Request a Suspension of Collections: In some cases the IRS allows delinquent taxpayers to request their payments be put on hold by obtaining Currently Not Collectible (CNC) status. To do this you’ll need to call or write the IRS (phone calls are faster). The IRS may ask you to fill out and submit IRS Form 433, which gives them an insight into your current income and expenses. Obtaining CNC status defers current tax payment until a time when you can pay off what you owe. While your account is on hold, the IRS won’t try to collect your taxes, but penalties and interest will continue to accrue.
Resolve Back Taxes With Your State
Paying off tax debt with your state is similar to setting up various payment plans with the IRS. The important thing is to not let your owed taxes fester. Penalties and fees can bury you in deeper debt real quick, leaving less money with which to operate your LLC. To start your personal finances on the road to wellness, you’ll need to call your state’s tax authority and ask what options are available to you.
Can the IRS Come After an LLC for Personal Taxes?
In most cases the IRS cannot collect on an individual member’s unpaid taxes by seizing LLC assets.
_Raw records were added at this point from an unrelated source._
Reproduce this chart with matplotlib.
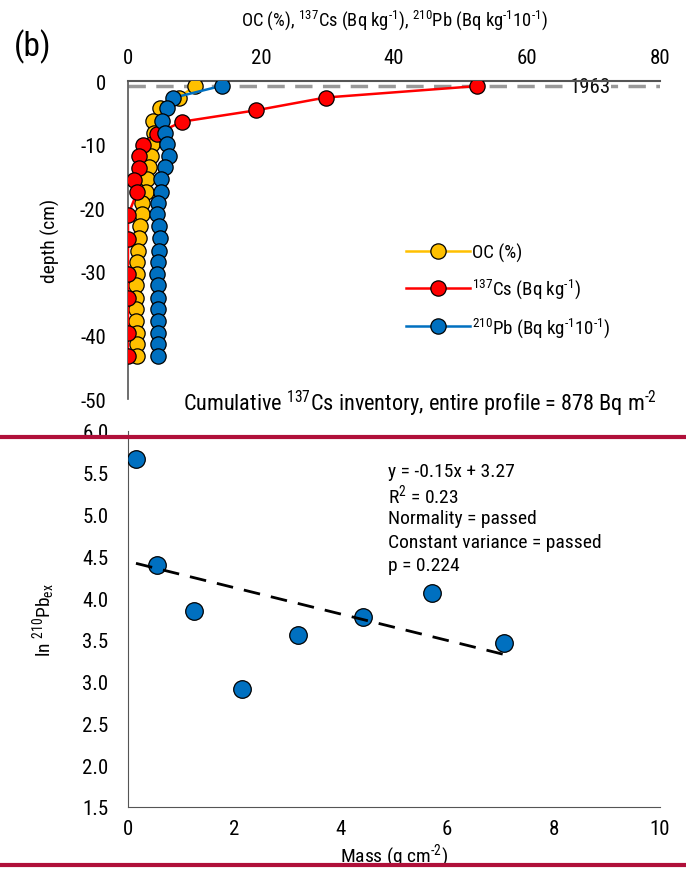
import numpy as np
import matplotlib
matplotlib.use("Agg")
import matplotlib.pyplot as plt
from matplotlib.lines import Line2D
from matplotlib import font_manager

avail = {f.name for f in font_manager.fontManager.ttflist}
cands = ['Liberation Sans Narrow', 'Roboto Condensed', 'DejaVu Sans Condensed',
         'Open Sans Condensed', 'Liberation Sans']
MAIN = next(c for c in cands if c in avail) if any(c in avail for c in cands) else 'DejaVu Sans'
FONT = [MAIN, 'DejaVu Sans']
plt.rcParams['font.family'] = FONT
plt.rcParams['axes.unicode_minus'] = False
plt.rcParams['mathtext.fontset'] = 'custom'
plt.rcParams['mathtext.rm'] = MAIN
plt.rcParams['mathtext.it'] = MAIN
plt.rcParams['mathtext.bf'] = MAIN
K = 1.0 if MAIN != 'Liberation Sans' else 0.9

# ---------------- top panel data ----------------
depth = [-0.75, -2.65, -4.3, -6.25, -8.2, -9.9, -11.75, -13.55, -15.4, -17.4,
         -19.2, -20.9, -22.75, -24.7, -26.7, -28.5, -30.35, -32.1, -34.1, -35.85,
         -37.7, -39.65, -41.35, -43.2]
oc = [10.1, 7.6, 4.8, 3.8, 3.9, 3.6, 3.4, 3.2, 2.9, 2.7,
      2.15, 2.05, 1.8, 1.7, 1.55, 1.4, 1.3, 1.2, 1.2, 1.2,
      1.2, 1.3, 1.3, 1.3]
pb210 = [14.1, 6.8, 5.9, 5.1, 5.55, 5.9, 6.2, 5.55, 4.9, 4.9,
         4.55, 4.4, 4.7, 4.8, 4.7, 4.55, 4.4, 4.55, 4.55, 4.55,
         4.55, 4.55, 4.55, 4.55]
cs_depth = [-0.8, -2.6, -4.6, -6.4, -8.3, -10.1, -11.8, -13.7, -15.6, -17.4,
            -21.1, -24.8, -30.3, -34.1, -39.7, -43.2]
cs137 = [52.5, 29.7, 19.3, 8.1, 4.3, 2.2, 1.7, 1.7, 0.9, 1.4,
         0.0, 0.0, 0.0, 0.0, 0.0, 0.0]
year_depth = -0.8
year_label = '1963'

top_xticks = [0, 20, 40, 60, 80]
top_yticks = [0, -10, -20, -30, -40, -50]

# ---------------- bottom panel data ----------------
mass = [0.15, 0.55, 1.24, 2.14, 3.2, 4.42, 5.71, 7.07]
ln_pb = [5.66, 4.40, 3.84, 2.91, 3.56, 3.77, 4.06, 3.46]
bot_xticks = [0, 2, 4, 6, 8, 10]
bot_yticks = [1.5, 2.0, 2.5, 3.0, 3.5, 4.0, 4.5, 5.0, 5.5, 6.0]
stats_text = ["y = -0.15x + 3.27", r"R$^{2}$ = 0.23", "Normality = passed",
              "Constant variance = passed", "p = 0.224"]

M1 = r'$^{\text{-1}}$'
M2 = r'$^{\text{-2}}$'

W, H = 686, 878
fig = plt.figure(figsize=(W / 100, H / 100), dpi=100)

def fx(px):
    return px / W

def fy(py):
    return 1 - py / H

YEL, RED, BLU = '#FFC000', '#FF0000', '#0070C0'
ms = 11
TICK = 15 * K

# ---------------- top axes ----------------
ax1 = fig.add_axes([fx(128), fy(400), fx(660) - fx(128), fy(82) - fy(400)])
ax1.plot(oc, depth, '-o', color=YEL, mfc=YEL, mec='black', mew=0.9, ms=ms, lw=1.8,
         label='OC (%)', zorder=3)
ax1.plot(cs137, cs_depth, '-o', color=RED, mfc=RED, mec='black', mew=0.9, ms=ms, lw=1.8,
         label=r'$^{137}$Cs (Bq kg' + M1 + ')', zorder=4)
ax1.plot(pb210, depth, '-o', color=BLU, mfc=BLU, mec='black', mew=0.9, ms=ms, lw=1.8,
         label=r'$^{210}$Pb (Bq kg' + M1 + '10' + M1 + ')', zorder=5)
ax1.axhline(year_depth, color='#999999', lw=2.5, ls=(0, (5, 3)), zorder=2)
ax1.text(69.5, year_depth, year_label, ha='center', va='center', fontsize=TICK,
         color='#111111', bbox=dict(facecolor='white', edgecolor='none', pad=0.5), zorder=2.5)
ax1.set_xlim(0, 80)
ax1.set_ylim(-50, 0)
ax1.xaxis.tick_top()
ax1.set_xticks(top_xticks)
ax1.set_yticks(top_yticks)
ax1.tick_params(axis='both', length=0, labelsize=TICK, pad=16)
ax1.tick_params(axis='x', pad=10)
for s in ['right', 'bottom']:
    ax1.spines[s].set_visible(False)
ax1.spines['top'].set_color('#555555')
ax1.spines['top'].set_linewidth(1.5)
ax1.spines['left'].set_color('#555555')
ax1.spines['left'].set_linewidth(1.2)
ax1.set_ylabel('depth (cm)', fontsize=14 * K, labelpad=14)
ax1.set_xlabel(r'OC (%), $^{137}$Cs (Bq kg' + M1 + r'), $^{210}$Pb (Bq kg' + M1 + '10' + M1 + ')',
               fontsize=13.3 * K, labelpad=17)
ax1.xaxis.set_label_position('top')
ax1.legend(loc='upper left', bbox_to_anchor=(fx(398), fy(236)), bbox_transform=fig.transFigure,
           frameon=False, fontsize=13.6 * K, handlelength=3.4, handletextpad=0.1,
           labelspacing=0.8, borderaxespad=0)

fig.text(fx(14), fy(47), '(b)', fontsize=24, va='center', ha='left')
fig.text(fx(420), fy(404), r'Cumulative $^{137}$Cs inventory, entire profile = 878 Bq m' + M2,
         fontsize=16 * K, ha='center', va='center')

# ---------------- bottom axes ----------------
ax2 = fig.add_axes([fx(128), fy(808), fx(660) - fx(128), fy(432) - fy(808)])
ax2.scatter(mass, ln_pb, s=160, color=BLU, edgecolor='black', linewidth=0.9, zorder=3)
coef = np.polyfit(mass, ln_pb, 1)
xl = np.array([min(mass), max(mass)])
ax2.plot(xl, np.polyval(coef, xl), color='black', ls=(0, (6, 4)), lw=2, zorder=4)
ax2.set_xlim(0, 10)
ax2.set_ylim(1.5, 6.0)
ax2.set_xticks(bot_xticks)
ax2.set_yticks(bot_yticks)
ax2.set_yticklabels([f'{v:.1f}' for v in bot_yticks])
ax2.tick_params(axis='both', length=0, labelsize=TICK, pad=14)
ax2.tick_params(axis='x', pad=9)
for s in ['right', 'top']:
    ax2.spines[s].set_visible(False)
ax2.spines['left'].set_color('#555555')
ax2.spines['bottom'].set_color('#555555')
ax2.set_xlabel(r'Mass (g cm' + M2 + ')', fontsize=14 * K, labelpad=2)
ax2.set_ylabel(r'ln $^{210}$Pb$_{\text{ex}}$', fontsize=14 * K, labelpad=18)
for i, t in enumerate(stats_text):
    fig.text(fx(388), fy(472 + i * 23.5), t, fontsize=14 * K, ha='left', va='center')

# decorative red separator lines
for yy in [438, 866]:
    fig.add_artist(Line2D([0, 1], [fy(yy), fy(yy)], transform=fig.transFigure,
                          color='#B0103A', lw=3, zorder=10))

fig.savefig('out.png', dpi=100)
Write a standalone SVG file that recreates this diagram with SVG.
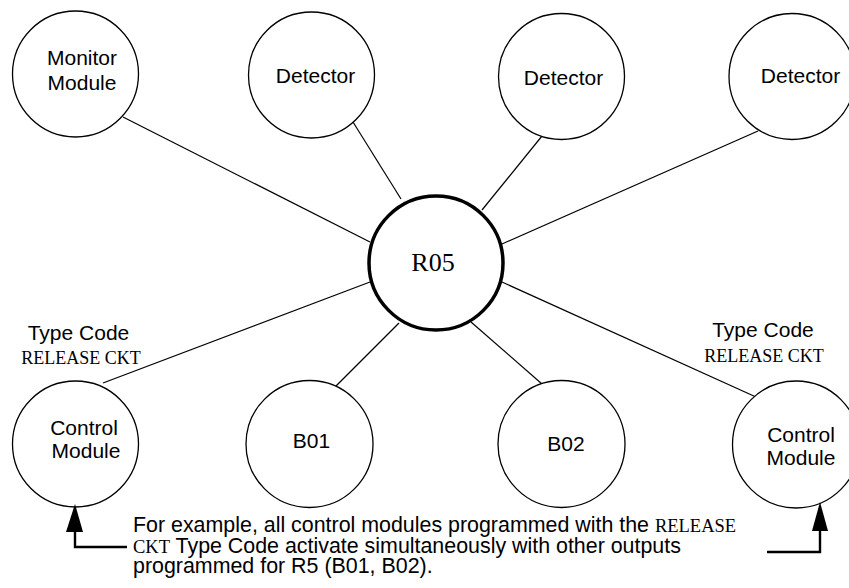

In the eyes of the law, an LLC is a separate entity from its owners (members). This distinction is what protects the members of an LLC from lawsuits or liens against the LLC. In a similar manner, the assets of the LLC are shielded from the actions of its members.
This question of whether the IRS can seize LLC assets for members’ unpaid taxes has gone all the way to the Supreme Court. A 1998 case, Drye v. United States, proposed that in the event of substantial tax debt, the IRS may in fact levy the assets of a business to pay the debt of an LLC member. However, a 2003 review of the ruling established that unless the LLC was being used in a fraudulent manner to avoid paying taxes, then the IRS has no right to seize money and assets from the LLC to pay a member’s debt. In short, unless an LLC member is going above and beyond to escape paying back taxes, it is highly unlikely that the IRS will come after an LLC for personal back taxes.